Task goal:
Filter these entries, keeping only lines that hold the word "matplotlib".

▬▬▬▬▬▬

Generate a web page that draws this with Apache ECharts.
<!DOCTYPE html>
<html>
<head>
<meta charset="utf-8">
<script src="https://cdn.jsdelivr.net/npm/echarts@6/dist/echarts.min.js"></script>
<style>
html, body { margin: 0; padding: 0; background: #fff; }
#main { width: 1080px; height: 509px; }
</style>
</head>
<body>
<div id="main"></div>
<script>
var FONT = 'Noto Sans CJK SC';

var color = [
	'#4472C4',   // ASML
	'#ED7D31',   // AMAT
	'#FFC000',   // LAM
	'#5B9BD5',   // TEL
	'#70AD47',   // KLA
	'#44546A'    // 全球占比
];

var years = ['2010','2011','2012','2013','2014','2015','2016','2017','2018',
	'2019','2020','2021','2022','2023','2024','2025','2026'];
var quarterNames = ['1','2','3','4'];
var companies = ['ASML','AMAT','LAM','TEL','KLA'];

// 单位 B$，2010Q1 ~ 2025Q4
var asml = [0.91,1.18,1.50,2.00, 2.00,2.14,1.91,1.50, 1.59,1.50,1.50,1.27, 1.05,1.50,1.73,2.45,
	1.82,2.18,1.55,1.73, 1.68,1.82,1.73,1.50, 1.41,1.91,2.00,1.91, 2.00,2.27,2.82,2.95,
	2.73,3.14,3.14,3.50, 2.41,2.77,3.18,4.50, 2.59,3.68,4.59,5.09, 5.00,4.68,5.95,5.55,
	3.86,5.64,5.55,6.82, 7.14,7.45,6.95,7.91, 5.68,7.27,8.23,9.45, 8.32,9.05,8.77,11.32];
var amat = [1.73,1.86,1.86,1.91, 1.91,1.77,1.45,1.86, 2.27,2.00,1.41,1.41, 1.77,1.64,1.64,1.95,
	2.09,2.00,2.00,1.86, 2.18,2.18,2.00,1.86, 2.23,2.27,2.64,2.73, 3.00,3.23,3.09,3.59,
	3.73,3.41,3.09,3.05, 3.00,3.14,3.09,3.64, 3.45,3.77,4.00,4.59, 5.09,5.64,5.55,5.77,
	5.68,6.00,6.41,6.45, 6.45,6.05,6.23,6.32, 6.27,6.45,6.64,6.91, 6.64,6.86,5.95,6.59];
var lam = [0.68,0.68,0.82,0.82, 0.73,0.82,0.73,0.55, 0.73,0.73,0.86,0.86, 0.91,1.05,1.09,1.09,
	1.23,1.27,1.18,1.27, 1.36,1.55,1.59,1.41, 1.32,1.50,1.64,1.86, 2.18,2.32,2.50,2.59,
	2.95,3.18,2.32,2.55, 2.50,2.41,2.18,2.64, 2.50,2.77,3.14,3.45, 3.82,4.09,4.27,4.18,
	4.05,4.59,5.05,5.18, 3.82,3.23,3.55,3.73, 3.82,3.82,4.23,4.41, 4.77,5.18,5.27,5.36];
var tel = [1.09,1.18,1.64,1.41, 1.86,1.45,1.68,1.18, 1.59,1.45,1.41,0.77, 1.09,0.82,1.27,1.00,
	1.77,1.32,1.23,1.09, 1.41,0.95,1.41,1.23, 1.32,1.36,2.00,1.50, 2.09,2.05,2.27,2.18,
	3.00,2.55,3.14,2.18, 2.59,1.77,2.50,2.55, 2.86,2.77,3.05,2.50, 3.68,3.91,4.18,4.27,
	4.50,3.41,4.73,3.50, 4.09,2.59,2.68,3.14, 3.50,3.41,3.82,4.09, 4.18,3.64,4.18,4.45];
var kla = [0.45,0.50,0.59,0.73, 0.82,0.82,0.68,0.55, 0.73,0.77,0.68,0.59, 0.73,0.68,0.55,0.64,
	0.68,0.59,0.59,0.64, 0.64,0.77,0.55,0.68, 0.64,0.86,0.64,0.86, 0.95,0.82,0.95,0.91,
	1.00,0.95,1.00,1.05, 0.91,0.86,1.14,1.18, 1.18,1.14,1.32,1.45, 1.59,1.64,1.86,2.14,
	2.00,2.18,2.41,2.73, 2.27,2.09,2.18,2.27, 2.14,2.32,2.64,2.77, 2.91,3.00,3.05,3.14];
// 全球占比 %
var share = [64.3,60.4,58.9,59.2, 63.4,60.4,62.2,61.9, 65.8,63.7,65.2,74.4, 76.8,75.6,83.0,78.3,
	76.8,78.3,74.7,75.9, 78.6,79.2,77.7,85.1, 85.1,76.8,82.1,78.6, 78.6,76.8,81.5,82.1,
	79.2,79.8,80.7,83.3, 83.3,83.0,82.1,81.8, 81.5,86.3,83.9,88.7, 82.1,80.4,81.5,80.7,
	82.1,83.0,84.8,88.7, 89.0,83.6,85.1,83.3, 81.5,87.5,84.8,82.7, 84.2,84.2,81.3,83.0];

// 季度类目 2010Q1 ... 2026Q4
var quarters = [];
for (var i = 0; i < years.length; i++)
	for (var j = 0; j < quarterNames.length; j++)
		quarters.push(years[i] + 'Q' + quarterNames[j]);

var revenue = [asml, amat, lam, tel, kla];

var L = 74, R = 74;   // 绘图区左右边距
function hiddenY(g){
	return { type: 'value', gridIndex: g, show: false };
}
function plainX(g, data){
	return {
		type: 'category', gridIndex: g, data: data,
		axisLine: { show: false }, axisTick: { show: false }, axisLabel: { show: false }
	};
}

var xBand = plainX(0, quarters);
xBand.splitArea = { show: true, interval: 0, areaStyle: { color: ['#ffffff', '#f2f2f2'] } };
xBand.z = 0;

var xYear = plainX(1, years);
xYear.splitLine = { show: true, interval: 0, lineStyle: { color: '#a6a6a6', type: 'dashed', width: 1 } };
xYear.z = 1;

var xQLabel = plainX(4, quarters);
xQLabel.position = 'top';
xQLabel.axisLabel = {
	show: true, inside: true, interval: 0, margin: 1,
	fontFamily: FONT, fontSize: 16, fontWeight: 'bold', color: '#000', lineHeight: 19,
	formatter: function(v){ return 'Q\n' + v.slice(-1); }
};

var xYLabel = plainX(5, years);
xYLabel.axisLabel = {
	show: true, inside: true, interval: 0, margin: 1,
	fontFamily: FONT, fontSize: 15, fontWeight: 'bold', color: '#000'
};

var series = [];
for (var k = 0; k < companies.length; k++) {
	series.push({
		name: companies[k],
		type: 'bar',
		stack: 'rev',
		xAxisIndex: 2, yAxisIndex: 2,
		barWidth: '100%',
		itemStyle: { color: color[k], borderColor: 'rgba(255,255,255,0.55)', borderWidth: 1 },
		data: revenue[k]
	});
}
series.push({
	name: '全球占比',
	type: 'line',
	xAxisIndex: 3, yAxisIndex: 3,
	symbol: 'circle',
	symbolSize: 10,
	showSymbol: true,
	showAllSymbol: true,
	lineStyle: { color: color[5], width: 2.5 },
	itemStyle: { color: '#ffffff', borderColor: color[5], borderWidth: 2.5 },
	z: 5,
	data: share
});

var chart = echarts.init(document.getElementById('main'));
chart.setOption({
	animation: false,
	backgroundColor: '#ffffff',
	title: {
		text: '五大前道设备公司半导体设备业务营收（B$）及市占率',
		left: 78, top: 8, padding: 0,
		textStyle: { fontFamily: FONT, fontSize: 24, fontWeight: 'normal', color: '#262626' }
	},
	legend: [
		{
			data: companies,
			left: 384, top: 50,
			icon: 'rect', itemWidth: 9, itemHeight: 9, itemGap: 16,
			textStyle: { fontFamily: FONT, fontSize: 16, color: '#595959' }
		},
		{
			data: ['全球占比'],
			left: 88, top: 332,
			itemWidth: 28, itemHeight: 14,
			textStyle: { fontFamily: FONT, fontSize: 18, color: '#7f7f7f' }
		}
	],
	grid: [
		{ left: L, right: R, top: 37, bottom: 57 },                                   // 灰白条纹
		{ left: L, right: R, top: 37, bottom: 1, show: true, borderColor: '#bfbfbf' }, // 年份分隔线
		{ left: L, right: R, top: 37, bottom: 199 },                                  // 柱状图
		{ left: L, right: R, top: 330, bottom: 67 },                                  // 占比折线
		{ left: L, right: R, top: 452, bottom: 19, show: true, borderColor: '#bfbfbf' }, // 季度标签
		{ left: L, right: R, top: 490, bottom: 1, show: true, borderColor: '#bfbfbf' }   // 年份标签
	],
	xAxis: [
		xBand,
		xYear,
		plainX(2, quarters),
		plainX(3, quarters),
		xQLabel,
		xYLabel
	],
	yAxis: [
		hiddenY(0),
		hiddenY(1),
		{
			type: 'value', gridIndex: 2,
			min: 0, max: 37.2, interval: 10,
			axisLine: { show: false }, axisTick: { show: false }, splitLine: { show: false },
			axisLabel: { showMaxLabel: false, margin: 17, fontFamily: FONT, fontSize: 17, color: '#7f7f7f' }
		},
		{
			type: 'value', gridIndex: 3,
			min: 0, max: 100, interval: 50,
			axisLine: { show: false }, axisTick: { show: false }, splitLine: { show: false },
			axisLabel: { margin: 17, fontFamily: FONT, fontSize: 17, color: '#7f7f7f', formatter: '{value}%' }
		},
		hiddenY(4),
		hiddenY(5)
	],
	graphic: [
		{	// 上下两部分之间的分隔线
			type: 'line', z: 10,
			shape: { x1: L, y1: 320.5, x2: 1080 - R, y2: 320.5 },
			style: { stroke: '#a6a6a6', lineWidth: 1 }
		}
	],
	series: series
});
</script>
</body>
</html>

▬▬▬▬▬▬

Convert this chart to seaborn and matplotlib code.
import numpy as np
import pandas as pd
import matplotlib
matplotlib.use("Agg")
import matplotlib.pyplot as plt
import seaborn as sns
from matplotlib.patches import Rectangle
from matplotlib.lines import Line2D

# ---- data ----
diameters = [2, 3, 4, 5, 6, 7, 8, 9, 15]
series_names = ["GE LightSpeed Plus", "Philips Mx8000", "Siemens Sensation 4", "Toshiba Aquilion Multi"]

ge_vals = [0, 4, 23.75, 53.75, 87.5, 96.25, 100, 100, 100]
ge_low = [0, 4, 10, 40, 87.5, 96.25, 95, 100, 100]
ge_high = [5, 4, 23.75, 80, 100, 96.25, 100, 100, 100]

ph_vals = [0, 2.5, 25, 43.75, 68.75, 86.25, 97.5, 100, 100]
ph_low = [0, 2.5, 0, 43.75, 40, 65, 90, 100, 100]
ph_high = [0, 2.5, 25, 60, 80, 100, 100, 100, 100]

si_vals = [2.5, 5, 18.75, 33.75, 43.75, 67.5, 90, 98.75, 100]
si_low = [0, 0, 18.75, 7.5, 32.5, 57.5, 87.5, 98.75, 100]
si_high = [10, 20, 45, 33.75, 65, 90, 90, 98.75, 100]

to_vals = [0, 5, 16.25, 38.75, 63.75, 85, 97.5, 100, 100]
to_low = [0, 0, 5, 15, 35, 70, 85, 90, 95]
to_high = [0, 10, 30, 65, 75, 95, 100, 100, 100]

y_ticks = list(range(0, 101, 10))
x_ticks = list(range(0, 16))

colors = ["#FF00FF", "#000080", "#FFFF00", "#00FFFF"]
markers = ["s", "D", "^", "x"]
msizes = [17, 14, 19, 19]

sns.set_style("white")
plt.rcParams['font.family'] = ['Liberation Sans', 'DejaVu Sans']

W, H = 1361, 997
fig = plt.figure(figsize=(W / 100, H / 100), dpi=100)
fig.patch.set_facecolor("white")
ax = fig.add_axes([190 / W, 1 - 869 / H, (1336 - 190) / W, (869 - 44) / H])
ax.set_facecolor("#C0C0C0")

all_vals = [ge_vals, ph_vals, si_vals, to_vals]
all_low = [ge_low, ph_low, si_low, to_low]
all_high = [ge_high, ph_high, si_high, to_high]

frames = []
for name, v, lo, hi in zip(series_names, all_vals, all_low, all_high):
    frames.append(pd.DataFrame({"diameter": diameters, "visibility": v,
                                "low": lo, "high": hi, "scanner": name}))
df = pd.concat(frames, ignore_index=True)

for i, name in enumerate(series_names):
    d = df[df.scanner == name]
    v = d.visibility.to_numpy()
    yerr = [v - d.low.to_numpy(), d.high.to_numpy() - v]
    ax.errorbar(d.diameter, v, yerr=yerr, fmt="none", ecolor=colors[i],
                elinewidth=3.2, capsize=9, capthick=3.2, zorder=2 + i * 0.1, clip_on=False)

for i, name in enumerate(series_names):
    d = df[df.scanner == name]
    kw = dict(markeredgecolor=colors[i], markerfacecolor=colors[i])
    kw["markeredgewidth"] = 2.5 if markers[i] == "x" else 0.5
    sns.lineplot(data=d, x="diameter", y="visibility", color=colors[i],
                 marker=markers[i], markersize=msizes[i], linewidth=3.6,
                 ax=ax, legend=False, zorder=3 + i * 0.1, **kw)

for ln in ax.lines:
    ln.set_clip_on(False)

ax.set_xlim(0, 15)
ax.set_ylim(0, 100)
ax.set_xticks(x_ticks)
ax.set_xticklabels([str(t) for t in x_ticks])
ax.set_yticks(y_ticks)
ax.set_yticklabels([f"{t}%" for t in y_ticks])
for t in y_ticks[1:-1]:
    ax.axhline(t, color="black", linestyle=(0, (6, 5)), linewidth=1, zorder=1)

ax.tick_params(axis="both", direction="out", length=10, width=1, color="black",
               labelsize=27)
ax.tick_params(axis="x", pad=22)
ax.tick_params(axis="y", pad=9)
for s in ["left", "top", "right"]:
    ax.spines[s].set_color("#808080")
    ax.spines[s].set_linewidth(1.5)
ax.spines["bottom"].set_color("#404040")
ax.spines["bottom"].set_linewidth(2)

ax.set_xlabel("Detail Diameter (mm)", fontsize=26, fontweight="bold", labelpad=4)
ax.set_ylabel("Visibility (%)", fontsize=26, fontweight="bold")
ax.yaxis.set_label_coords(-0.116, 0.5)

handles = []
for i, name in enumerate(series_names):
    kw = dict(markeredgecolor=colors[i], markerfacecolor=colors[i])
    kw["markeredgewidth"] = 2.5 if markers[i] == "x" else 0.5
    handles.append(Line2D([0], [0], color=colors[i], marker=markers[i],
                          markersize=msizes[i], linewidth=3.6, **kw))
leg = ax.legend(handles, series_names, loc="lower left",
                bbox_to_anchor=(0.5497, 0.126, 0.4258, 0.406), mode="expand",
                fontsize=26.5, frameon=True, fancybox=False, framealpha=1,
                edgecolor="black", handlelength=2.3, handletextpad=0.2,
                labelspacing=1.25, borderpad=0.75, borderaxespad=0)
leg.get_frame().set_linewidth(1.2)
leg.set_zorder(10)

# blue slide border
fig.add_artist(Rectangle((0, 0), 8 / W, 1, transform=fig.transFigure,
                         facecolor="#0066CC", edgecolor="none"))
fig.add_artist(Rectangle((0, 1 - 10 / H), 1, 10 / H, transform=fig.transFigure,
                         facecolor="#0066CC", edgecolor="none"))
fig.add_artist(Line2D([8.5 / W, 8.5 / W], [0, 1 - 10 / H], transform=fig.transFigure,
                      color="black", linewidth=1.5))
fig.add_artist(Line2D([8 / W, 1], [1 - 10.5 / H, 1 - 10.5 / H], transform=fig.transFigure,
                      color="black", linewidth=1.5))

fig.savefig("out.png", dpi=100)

▬▬▬▬▬▬

Task answer:
Convert this chart to seaborn and matplotlib code.
import matplotlib
matplotlib.use("Agg")
import matplotlib.pyplot as plt
from matplotlib.patches import Rectangle
from matplotlib.lines import Line2D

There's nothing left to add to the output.